June 2016 saw the US-based multinational bank Goldman Sachs flying the pink, white, and blue transgender flag outside its Manhattan headquarters. It saw the United Nations Human Rights Council passing a resolution to appoint an “Independent Expert” to study violence and discrimination based on sexual orientation and gender identity. It saw Pentagon officials announcing the end of the ban on transgender people serving in the US armed forces. No longer occupying a position on the margins of civic and economic life, transgender people, it would seem, are increasingly valued as employees, as consumers, as victims in need of saving, and now in the United States, as potential warriors.
Valued is right. The recognition of transgender as a source of value, not only for corporations but also for nonprofit sectors that have embraced the rhetoric of the market, has become a popular theme for the ideologues of the current capitalist moment. Whether rescuing trans “victims,” profiting from the creativity of gender-diverse employees, or carving out new transgender-specific consumer markets, the neoliberal creed now presents discrimination against trans (and GLB) people as “an enormous waste of human potential, of talent, of creativity, of productivity, that weighs heavily on society and on the economy” (Park 2015: 1). As the head of the largest GLBT advocacy group in the United States explained at the Davos World Economic Forum, “Around the world, businesses have far outpaced lawmakers in embracing the basic premise that the hard work and talents of all their employees—regardless of who they are or whom they love—are rewarded fairly in their workplaces. . . . No executive wants to lose the next brilliant employee to a competitor simply because the business has not caught up with the times in terms of inclusive policies” (Griffin 2016).
Of course, precisely how transgender becomes a source of value depends on its location vis-à-vis the “coloniality of power,” as guest editors Vek Lewis and Dan Irving point out in the introduction to this issue. Understanding “how contemporary ‘architectures’ of power differentially and unequally affect trans and sex/gender-diverse people across the globe,” they write, requires us to “grapple with the complexity of trans/gender capitalist and colonial relations, including the ways in which the transgender paradigm itself, which is of US origin, can be epistemologically and politically complicit.” For example, an activist writing about the UN Human Rights Council's decision to appoint an expert on sexual orientation and gender identity suggests that “employing SOGI/LGBTI/queer/trans as a singular palatable thing, rather than a queer, feminist and anti-colonial resistance,” fails to “trouble the normativity of a human rights discourse that leaves colonialism, racism and global north exceptionalism largely unchallenged” (Hoosain Khan 2016).
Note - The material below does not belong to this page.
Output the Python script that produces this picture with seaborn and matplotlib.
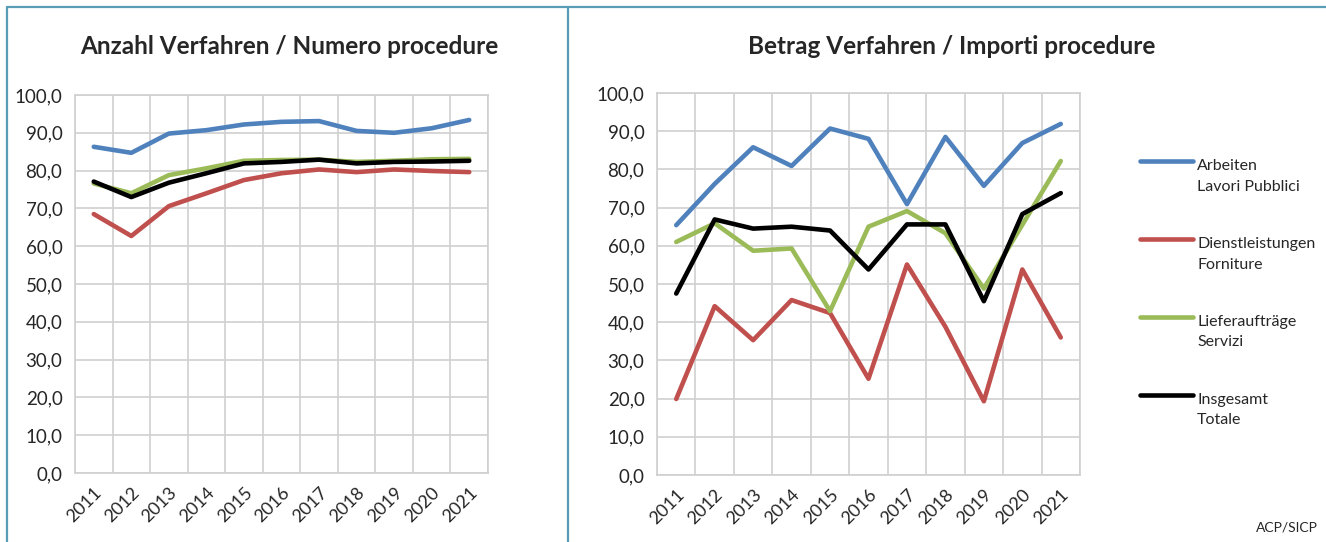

Directing our attention to particular identities in need of rescue masks the processes and structures that manufacture privilege and precarity alongside commodities. Such an approach also makes possible the emergence of a “comprador LGBT movement” (some of largest LGBT organizations doing international work are funded by the US State Department) that advances the interests of global capitalism, economic imperialism, and militarism (Long 2016). Indeed, as we were drafting this introduction, one of us received a fund-raising solicitation from a US-based international LGBTQ rights organization with “Fight ISIS” in its subject line.
This special issue of TSQ on what the authors call trans- political economy (TPE) provides a timely and necessary intervention in trans studies. In their extensive introduction, Lewis and Irving lay out the contours of TPE as it currently exists and map the field's relation to the feminist, antiracist, and decolonial work in political economy that made it possible. The articles that follow demonstrate how trans studies and political economy's reigning binaries, labor-capital and transgender-cisgender, obscure the centrality of racializing, colonizing, and gendering processes within the architectures of power they purport to interrogate. As Lewis and Irving point out, and as the contributors empirically demonstrate, the production of vulnerability in racialized and colonized gender-nonconforming populations is not accidental but integral to capitalism and the neoliberal political project—from the commodification of a legible minoritizing trans identity in asylum claims to the economic value attached to whiteness, able-bodiedness, and hegemonic gender, to the cultivation of trans entrepreneurship in the new sharing economy, to the affective yet marginalized labor demanded of some trans people in the Global South.
Far from inserting a conservatizing identity politics into the field of political economy, and far from simply asking that trans and sex/gender-diverse people be added to such already existing categories as worker and consumer, Lewis and Irving and the contributors to this issue reveal how the narrowly constructed “proper objects” of trans studies and political economy (e.g., gender, labor, class, the economy) have been “complicit in necropolitical devaluations of trans lives and actually existing strategies crafted for trans survival.” Certainly the efforts of TPE scholars to remedy these exclusions are far from complete. But at a moment when “the main center of discontent within the capitalist dynamic is increasingly shifting [from production] to struggles over the realization of value” (Harvey 2016), the field's attention to “the ways that particular trans lives become imbued with (or stripped of) value,” as Lewis and Irving put it, augurs well for its significance in the years to come.